→ Source data
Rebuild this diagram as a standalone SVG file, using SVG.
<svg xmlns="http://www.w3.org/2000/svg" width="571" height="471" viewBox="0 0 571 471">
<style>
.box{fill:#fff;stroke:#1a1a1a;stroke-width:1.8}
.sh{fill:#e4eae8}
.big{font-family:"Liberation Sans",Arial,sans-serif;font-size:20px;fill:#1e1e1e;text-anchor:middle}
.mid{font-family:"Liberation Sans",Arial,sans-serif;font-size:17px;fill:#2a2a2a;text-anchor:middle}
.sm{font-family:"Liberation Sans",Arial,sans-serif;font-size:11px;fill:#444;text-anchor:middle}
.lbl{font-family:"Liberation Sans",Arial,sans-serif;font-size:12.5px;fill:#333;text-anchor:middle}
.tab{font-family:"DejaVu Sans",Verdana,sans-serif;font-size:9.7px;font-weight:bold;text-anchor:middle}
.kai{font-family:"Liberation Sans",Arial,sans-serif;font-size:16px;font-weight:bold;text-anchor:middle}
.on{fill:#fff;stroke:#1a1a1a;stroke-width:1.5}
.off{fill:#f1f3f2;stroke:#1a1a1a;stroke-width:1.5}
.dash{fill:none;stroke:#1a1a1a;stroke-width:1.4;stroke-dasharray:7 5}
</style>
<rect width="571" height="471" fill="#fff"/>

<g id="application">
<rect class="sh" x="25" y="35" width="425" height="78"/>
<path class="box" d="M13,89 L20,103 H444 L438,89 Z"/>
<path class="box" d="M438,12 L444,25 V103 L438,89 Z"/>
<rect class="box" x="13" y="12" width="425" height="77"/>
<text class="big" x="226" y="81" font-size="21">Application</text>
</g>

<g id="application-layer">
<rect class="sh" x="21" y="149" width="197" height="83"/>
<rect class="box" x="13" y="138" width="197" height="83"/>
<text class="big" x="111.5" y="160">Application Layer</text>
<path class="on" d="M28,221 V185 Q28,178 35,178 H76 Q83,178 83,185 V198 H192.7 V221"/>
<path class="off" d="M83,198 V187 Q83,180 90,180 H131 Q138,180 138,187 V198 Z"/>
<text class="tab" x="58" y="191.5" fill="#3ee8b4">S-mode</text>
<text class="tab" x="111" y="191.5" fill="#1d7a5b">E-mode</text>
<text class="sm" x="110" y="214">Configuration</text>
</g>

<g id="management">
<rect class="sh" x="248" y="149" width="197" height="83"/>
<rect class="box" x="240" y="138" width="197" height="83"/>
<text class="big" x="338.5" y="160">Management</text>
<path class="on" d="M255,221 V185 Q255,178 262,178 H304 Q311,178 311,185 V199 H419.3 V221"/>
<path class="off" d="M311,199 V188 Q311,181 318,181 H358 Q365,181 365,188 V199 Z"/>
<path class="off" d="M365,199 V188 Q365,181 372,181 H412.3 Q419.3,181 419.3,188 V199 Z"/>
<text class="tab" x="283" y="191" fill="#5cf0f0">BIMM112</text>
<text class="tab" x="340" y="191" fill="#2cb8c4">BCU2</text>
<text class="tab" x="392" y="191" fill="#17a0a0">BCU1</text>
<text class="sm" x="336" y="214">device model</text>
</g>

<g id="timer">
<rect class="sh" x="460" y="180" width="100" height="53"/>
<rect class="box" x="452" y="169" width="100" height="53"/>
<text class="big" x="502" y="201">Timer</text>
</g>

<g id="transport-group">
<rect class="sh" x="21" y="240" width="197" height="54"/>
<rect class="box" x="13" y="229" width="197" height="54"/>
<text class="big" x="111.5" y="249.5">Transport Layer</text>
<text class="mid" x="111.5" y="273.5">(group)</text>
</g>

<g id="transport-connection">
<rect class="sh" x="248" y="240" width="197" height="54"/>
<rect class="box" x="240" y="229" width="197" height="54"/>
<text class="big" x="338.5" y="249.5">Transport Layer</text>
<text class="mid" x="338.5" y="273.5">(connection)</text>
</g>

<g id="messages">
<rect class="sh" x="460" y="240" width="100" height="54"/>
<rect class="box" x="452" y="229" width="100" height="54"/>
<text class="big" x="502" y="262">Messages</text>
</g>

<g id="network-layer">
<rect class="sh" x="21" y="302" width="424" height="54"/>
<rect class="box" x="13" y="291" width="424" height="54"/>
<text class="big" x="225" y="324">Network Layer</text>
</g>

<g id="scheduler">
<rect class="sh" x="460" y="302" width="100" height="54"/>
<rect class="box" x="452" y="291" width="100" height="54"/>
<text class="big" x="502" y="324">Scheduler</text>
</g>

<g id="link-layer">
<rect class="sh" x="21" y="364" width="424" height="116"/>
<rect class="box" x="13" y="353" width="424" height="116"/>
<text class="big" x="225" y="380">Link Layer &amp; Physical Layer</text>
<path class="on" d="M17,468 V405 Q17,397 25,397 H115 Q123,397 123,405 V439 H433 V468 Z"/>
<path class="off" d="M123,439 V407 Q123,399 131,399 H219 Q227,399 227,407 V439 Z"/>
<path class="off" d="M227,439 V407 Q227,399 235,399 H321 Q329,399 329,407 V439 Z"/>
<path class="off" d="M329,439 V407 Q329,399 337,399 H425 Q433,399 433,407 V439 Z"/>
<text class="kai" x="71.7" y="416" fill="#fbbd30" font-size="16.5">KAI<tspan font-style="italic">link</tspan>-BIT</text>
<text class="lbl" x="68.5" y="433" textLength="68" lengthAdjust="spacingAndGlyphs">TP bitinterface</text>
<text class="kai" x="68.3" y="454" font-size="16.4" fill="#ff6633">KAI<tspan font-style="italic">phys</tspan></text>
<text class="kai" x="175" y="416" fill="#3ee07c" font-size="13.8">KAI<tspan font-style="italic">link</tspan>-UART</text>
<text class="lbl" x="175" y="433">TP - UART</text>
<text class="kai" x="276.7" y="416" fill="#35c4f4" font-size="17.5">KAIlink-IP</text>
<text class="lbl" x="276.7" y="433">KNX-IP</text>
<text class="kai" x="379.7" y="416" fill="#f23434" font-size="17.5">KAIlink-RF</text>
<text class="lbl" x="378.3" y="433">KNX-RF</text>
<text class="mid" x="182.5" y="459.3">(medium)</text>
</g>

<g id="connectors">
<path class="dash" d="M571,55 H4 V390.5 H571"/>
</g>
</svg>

→ Directive
Make an exact copy of the listing, including every line.

→ Complete answer
Rebuild this diagram as a standalone SVG file, using SVG.
<svg xmlns="http://www.w3.org/2000/svg" width="571" height="471" viewBox="0 0 571 471">
<style>
.box{fill:#fff;stroke:#1a1a1a;stroke-width:1.8}
.sh{fill:#e4eae8}
.big{font-family:"Liberation Sans",Arial,sans-serif;font-size:20px;fill:#1e1e1e;text-anchor:middle}
.mid{font-family:"Liberation Sans",Arial,sans-serif;font-size:17px;fill:#2a2a2a;text-anchor:middle}
.sm{font-family:"Liberation Sans",Arial,sans-serif;font-size:11px;fill:#444;text-anchor:middle}
.lbl{font-family:"Liberation Sans",Arial,sans-serif;font-size:12.5px;fill:#333;text-anchor:middle}
.tab{font-family:"DejaVu Sans",Verdana,sans-serif;font-size:9.7px;font-weight:bold;text-anchor:middle}
.kai{font-family:"Liberation Sans",Arial,sans-serif;font-size:16px;font-weight:bold;text-anchor:middle}
.on{fill:#fff;stroke:#1a1a1a;stroke-width:1.5}
.off{fill:#f1f3f2;stroke:#1a1a1a;stroke-width:1.5}
.dash{fill:none;stroke:#1a1a1a;stroke-width:1.4;stroke-dasharray:7 5}
</style>
<rect width="571" height="471" fill="#fff"/>

<g id="application">
<rect class="sh" x="25" y="35" width="425" height="78"/>
<path class="box" d="M13,89 L20,103 H444 L438,89 Z"/>
<path class="box" d="M438,12 L444,25 V103 L438,89 Z"/>
<rect class="box" x="13" y="12" width="425" height="77"/>
<text class="big" x="226" y="81" font-size="21">Application</text>
</g>

<g id="application-layer">
<rect class="sh" x="21" y="149" width="197" height="83"/>
<rect class="box" x="13" y="138" width="197" height="83"/>
<text class="big" x="111.5" y="160">Application Layer</text>
<path class="on" d="M28,221 V185 Q28,178 35,178 H76 Q83,178 83,185 V198 H192.7 V221"/>
<path class="off" d="M83,198 V187 Q83,180 90,180 H131 Q138,180 138,187 V198 Z"/>
<text class="tab" x="58" y="191.5" fill="#3ee8b4">S-mode</text>
<text class="tab" x="111" y="191.5" fill="#1d7a5b">E-mode</text>
<text class="sm" x="110" y="214">Configuration</text>
</g>

<g id="management">
<rect class="sh" x="248" y="149" width="197" height="83"/>
<rect class="box" x="240" y="138" width="197" height="83"/>
<text class="big" x="338.5" y="160">Management</text>
<path class="on" d="M255,221 V185 Q255,178 262,178 H304 Q311,178 311,185 V199 H419.3 V221"/>
<path class="off" d="M311,199 V188 Q311,181 318,181 H358 Q365,181 365,188 V199 Z"/>
<path class="off" d="M365,199 V188 Q365,181 372,181 H412.3 Q419.3,181 419.3,188 V199 Z"/>
<text class="tab" x="283" y="191" fill="#5cf0f0">BIMM112</text>
<text class="tab" x="340" y="191" fill="#2cb8c4">BCU2</text>
<text class="tab" x="392" y="191" fill="#17a0a0">BCU1</text>
<text class="sm" x="336" y="214">device model</text>
</g>

<g id="timer">
<rect class="sh" x="460" y="180" width="100" height="53"/>
<rect class="box" x="452" y="169" width="100" height="53"/>
<text class="big" x="502" y="201">Timer</text>
</g>

<g id="transport-group">
<rect class="sh" x="21" y="240" width="197" height="54"/>
<rect class="box" x="13" y="229" width="197" height="54"/>
<text class="big" x="111.5" y="249.5">Transport Layer</text>
<text class="mid" x="111.5" y="273.5">(group)</text>
</g>

<g id="transport-connection">
<rect class="sh" x="248" y="240" width="197" height="54"/>
<rect class="box" x="240" y="229" width="197" height="54"/>
<text class="big" x="338.5" y="249.5">Transport Layer</text>
<text class="mid" x="338.5" y="273.5">(connection)</text>
</g>

<g id="messages">
<rect class="sh" x="460" y="240" width="100" height="54"/>
<rect class="box" x="452" y="229" width="100" height="54"/>
<text class="big" x="502" y="262">Messages</text>
</g>

<g id="network-layer">
<rect class="sh" x="21" y="302" width="424" height="54"/>
<rect class="box" x="13" y="291" width="424" height="54"/>
<text class="big" x="225" y="324">Network Layer</text>
</g>

<g id="scheduler">
<rect class="sh" x="460" y="302" width="100" height="54"/>
<rect class="box" x="452" y="291" width="100" height="54"/>
<text class="big" x="502" y="324">Scheduler</text>
</g>

<g id="link-layer">
<rect class="sh" x="21" y="364" width="424" height="116"/>
<rect class="box" x="13" y="353" width="424" height="116"/>
<text class="big" x="225" y="380">Link Layer &amp; Physical Layer</text>
<path class="on" d="M17,468 V405 Q17,397 25,397 H115 Q123,397 123,405 V439 H433 V468 Z"/>
<path class="off" d="M123,439 V407 Q123,399 131,399 H219 Q227,399 227,407 V439 Z"/>
<path class="off" d="M227,439 V407 Q227,399 235,399 H321 Q329,399 329,407 V439 Z"/>
<path class="off" d="M329,439 V407 Q329,399 337,399 H425 Q433,399 433,407 V439 Z"/>
<text class="kai" x="71.7" y="416" fill="#fbbd30" font-size="16.5">KAI<tspan font-style="italic">link</tspan>-BIT</text>
<text class="lbl" x="68.5" y="433" textLength="68" lengthAdjust="spacingAndGlyphs">TP bitinterface</text>
<text class="kai" x="68.3" y="454" font-size="16.4" fill="#ff6633">KAI<tspan font-style="italic">phys</tspan></text>
<text class="kai" x="175" y="416" fill="#3ee07c" font-size="13.8">KAI<tspan font-style="italic">link</tspan>-UART</text>
<text class="lbl" x="175" y="433">TP - UART</text>
<text class="kai" x="276.7" y="416" fill="#35c4f4" font-size="17.5">KAIlink-IP</text>
<text class="lbl" x="276.7" y="433">KNX-IP</text>
<text class="kai" x="379.7" y="416" fill="#f23434" font-size="17.5">KAIlink-RF</text>
<text class="lbl" x="378.3" y="433">KNX-RF</text>
<text class="mid" x="182.5" y="459.3">(medium)</text>
</g>

<g id="connectors">
<path class="dash" d="M571,55 H4 V390.5 H571"/>
</g>
</svg>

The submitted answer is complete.